STATED GOAL:
Starting from the top of the material, restate each line exactly until the line that contains "from matplotlib.transforms import Affine2D", which is also copied. Pictures are excluded.

SUPPLIED MATERIAL:
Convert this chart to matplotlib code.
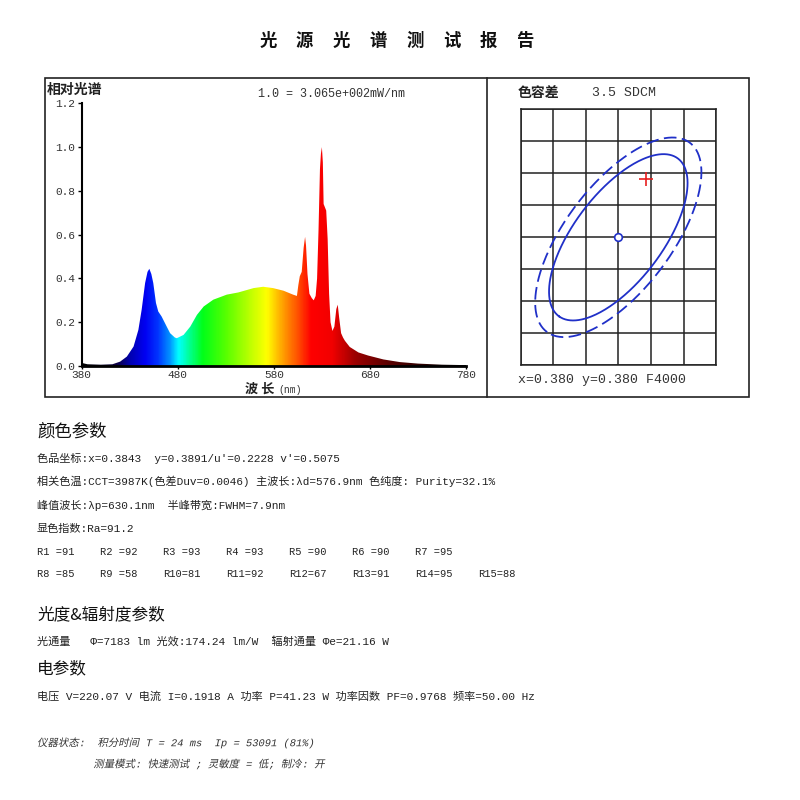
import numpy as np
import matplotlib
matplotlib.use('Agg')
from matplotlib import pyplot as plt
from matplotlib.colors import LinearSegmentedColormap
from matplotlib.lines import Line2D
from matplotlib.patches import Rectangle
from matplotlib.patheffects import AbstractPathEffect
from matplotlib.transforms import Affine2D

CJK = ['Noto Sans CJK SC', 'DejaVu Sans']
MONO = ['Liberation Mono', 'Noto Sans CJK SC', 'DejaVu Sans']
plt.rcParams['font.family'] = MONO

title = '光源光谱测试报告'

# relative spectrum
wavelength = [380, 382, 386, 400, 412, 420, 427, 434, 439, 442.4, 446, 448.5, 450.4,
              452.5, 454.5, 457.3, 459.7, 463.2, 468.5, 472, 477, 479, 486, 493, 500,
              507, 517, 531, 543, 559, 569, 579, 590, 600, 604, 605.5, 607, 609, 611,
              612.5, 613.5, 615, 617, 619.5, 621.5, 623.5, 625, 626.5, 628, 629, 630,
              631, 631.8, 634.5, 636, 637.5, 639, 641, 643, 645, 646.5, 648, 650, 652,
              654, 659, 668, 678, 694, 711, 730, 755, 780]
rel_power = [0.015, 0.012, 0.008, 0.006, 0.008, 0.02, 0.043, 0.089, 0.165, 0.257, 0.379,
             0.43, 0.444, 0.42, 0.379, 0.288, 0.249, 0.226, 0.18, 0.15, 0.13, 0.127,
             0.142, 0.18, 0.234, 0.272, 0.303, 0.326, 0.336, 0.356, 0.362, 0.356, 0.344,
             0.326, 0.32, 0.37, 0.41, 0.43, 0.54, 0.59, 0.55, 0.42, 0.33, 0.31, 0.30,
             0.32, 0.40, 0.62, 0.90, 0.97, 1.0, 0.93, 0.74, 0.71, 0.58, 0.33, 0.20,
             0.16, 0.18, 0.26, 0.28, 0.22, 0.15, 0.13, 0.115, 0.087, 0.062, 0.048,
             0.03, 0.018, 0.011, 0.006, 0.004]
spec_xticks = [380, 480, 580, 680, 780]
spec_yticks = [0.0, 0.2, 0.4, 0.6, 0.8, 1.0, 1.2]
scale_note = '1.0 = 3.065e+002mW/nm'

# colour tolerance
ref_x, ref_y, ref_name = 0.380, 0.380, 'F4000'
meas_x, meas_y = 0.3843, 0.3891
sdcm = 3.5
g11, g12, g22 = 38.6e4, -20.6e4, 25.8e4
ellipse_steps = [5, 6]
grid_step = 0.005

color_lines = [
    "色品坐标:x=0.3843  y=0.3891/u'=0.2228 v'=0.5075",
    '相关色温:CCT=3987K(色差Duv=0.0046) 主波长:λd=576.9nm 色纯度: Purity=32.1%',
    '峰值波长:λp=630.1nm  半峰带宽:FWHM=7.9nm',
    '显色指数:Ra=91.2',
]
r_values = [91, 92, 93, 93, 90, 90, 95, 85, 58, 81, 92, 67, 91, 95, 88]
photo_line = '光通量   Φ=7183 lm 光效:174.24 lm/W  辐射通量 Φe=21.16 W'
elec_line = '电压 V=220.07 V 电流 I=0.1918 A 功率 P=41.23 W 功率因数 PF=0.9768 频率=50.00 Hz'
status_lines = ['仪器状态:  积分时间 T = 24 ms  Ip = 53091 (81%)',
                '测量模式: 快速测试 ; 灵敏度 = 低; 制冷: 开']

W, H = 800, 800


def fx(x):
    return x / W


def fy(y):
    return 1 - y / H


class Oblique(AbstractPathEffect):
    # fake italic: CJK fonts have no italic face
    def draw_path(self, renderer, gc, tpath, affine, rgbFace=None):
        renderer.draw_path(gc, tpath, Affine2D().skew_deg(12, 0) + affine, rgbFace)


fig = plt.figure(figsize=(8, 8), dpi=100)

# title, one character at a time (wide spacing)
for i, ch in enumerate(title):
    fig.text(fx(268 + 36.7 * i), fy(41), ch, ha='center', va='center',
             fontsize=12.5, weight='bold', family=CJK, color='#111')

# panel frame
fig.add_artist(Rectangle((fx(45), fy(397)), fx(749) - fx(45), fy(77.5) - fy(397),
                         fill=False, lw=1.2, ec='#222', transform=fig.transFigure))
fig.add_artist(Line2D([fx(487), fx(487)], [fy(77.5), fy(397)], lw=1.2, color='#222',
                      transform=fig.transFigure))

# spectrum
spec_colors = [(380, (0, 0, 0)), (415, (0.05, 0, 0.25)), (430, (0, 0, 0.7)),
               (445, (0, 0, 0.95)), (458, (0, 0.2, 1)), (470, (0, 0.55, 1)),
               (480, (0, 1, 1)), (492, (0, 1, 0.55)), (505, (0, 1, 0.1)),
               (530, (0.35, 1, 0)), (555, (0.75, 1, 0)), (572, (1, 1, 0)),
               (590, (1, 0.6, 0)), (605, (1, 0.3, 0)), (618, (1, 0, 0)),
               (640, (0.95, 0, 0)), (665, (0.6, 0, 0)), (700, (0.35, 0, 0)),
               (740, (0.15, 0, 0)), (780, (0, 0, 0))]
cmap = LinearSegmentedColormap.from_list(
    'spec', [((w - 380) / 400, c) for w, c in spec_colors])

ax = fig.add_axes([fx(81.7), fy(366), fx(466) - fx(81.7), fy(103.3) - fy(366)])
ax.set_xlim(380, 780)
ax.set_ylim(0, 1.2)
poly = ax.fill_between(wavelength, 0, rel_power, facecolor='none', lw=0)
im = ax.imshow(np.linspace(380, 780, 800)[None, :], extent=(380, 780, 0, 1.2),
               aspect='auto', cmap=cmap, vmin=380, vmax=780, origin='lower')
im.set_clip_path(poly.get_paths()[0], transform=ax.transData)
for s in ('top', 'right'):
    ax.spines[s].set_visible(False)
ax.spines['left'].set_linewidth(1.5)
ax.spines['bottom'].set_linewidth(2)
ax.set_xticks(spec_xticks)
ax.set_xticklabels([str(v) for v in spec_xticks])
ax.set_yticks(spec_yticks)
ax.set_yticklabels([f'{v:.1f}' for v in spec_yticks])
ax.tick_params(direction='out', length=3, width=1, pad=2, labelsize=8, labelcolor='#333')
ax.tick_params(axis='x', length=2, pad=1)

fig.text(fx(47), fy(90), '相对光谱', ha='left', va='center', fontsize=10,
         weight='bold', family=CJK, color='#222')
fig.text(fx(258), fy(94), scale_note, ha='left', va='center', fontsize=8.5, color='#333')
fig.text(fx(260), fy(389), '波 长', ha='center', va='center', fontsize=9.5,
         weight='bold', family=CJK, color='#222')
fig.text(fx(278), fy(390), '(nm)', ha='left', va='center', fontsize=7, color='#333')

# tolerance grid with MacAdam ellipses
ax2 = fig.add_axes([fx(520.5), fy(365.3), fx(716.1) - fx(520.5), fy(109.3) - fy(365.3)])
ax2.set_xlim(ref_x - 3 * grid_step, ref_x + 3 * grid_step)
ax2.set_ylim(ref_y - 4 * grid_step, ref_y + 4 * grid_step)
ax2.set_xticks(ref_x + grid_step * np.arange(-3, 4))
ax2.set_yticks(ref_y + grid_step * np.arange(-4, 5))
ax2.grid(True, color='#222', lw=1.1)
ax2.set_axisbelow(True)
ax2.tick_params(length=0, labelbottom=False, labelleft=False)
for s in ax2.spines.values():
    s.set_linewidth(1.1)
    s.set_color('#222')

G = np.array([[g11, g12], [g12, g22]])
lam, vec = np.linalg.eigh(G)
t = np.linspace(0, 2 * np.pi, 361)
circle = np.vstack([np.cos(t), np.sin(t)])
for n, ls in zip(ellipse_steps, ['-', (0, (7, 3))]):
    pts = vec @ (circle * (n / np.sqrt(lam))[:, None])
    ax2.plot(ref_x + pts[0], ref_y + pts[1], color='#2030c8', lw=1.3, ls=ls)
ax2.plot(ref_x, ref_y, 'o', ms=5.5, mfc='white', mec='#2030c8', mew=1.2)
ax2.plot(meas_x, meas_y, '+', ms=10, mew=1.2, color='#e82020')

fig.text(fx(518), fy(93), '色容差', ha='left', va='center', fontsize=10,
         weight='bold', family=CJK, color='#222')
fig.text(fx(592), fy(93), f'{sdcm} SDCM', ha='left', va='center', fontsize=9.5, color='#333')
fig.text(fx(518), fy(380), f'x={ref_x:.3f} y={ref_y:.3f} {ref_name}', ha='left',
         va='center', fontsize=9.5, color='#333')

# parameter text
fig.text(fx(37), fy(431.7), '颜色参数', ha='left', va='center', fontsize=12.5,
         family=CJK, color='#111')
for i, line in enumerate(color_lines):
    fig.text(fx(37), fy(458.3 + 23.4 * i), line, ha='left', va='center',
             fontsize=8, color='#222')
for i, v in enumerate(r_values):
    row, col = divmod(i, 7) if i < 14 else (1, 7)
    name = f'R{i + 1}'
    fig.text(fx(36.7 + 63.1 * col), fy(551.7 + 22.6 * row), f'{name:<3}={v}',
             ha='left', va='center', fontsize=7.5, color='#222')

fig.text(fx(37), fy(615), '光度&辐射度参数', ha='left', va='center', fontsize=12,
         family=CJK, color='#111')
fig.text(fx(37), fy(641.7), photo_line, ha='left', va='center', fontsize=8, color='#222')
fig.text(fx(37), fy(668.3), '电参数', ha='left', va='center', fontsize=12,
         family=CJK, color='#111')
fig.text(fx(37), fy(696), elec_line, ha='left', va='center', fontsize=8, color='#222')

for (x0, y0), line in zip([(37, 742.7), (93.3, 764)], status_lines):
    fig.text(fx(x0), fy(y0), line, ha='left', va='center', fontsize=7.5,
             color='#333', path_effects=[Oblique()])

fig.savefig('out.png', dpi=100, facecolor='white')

OUTPUT OF THE TASK:
Convert this chart to matplotlib code.
import numpy as np
import matplotlib
matplotlib.use('Agg')
from matplotlib import pyplot as plt
from matplotlib.colors import LinearSegmentedColormap
from matplotlib.lines import Line2D
from matplotlib.patches import Rectangle
from matplotlib.patheffects import AbstractPathEffect
from matplotlib.transforms import Affine2D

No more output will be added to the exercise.